Task to carry out
From the very first line of the data to the line containing "from matplotlib.patches import FancyBboxPatch", retype everything exactly, leaving the pictures behind.

Raw data
______________________________

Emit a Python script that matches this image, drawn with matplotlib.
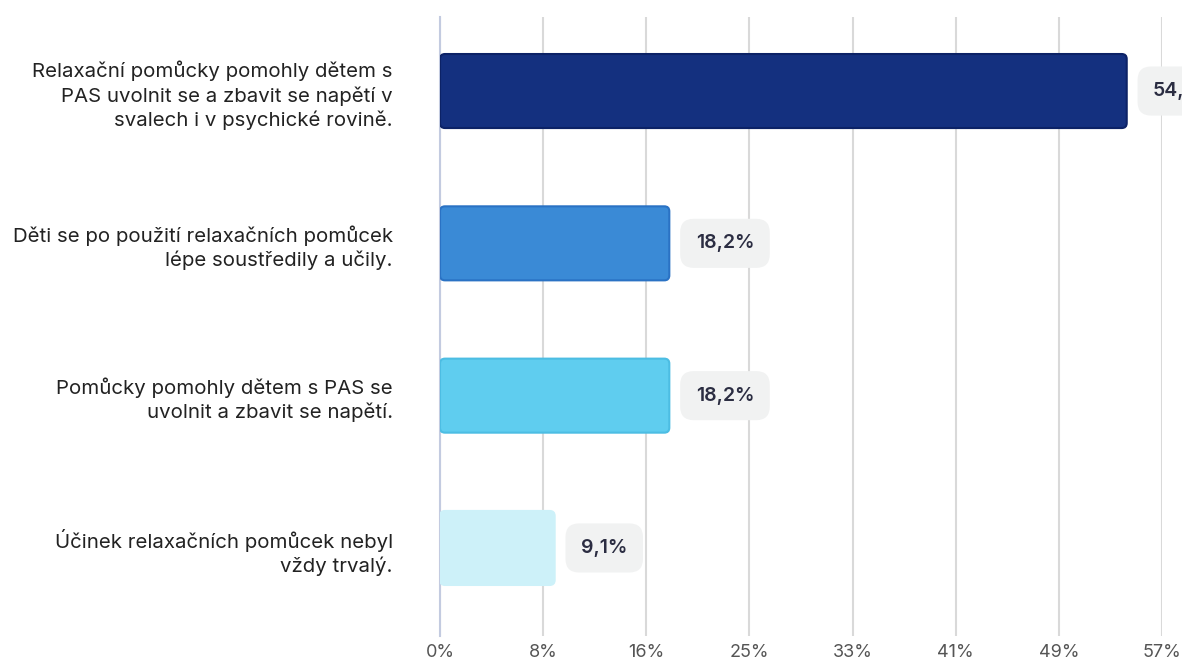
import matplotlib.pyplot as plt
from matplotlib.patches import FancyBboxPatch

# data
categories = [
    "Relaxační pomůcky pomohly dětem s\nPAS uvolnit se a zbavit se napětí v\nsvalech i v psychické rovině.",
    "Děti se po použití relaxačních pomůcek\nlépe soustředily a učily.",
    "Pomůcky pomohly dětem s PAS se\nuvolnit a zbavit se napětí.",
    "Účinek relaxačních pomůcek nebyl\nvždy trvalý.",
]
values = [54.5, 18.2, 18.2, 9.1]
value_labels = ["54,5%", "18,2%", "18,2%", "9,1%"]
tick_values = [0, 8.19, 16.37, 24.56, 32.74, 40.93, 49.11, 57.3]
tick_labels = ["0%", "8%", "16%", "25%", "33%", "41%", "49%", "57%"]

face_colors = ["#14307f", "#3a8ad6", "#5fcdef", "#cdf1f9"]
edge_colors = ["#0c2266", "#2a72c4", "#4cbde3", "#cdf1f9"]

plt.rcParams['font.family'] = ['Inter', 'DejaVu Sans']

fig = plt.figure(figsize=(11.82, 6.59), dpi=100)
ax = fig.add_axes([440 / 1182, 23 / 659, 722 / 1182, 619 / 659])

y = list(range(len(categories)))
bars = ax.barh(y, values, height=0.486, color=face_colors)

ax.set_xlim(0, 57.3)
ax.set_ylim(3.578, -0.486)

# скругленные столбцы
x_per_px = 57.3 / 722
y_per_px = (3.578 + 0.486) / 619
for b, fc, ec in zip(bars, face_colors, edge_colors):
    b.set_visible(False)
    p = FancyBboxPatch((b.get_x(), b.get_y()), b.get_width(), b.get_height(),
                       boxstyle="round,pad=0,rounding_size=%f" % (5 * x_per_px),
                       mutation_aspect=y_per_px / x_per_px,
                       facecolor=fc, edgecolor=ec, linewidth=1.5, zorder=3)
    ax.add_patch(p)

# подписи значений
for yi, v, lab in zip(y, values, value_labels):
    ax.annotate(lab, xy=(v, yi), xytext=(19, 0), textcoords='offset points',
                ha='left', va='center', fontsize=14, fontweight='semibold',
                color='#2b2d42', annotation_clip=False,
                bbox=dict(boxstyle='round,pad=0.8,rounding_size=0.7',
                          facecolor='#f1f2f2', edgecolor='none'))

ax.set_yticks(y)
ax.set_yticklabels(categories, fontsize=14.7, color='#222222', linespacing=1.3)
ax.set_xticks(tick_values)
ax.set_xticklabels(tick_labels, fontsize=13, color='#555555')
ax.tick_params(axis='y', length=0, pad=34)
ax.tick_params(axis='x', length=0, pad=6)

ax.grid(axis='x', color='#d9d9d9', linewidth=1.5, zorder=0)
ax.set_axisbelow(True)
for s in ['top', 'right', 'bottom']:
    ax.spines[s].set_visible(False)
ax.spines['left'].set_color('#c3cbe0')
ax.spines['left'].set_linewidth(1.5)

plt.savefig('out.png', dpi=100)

______________________________

The answer
Emit a Python script that matches this image, drawn with matplotlib.
import matplotlib.pyplot as plt
from matplotlib.patches import FancyBboxPatch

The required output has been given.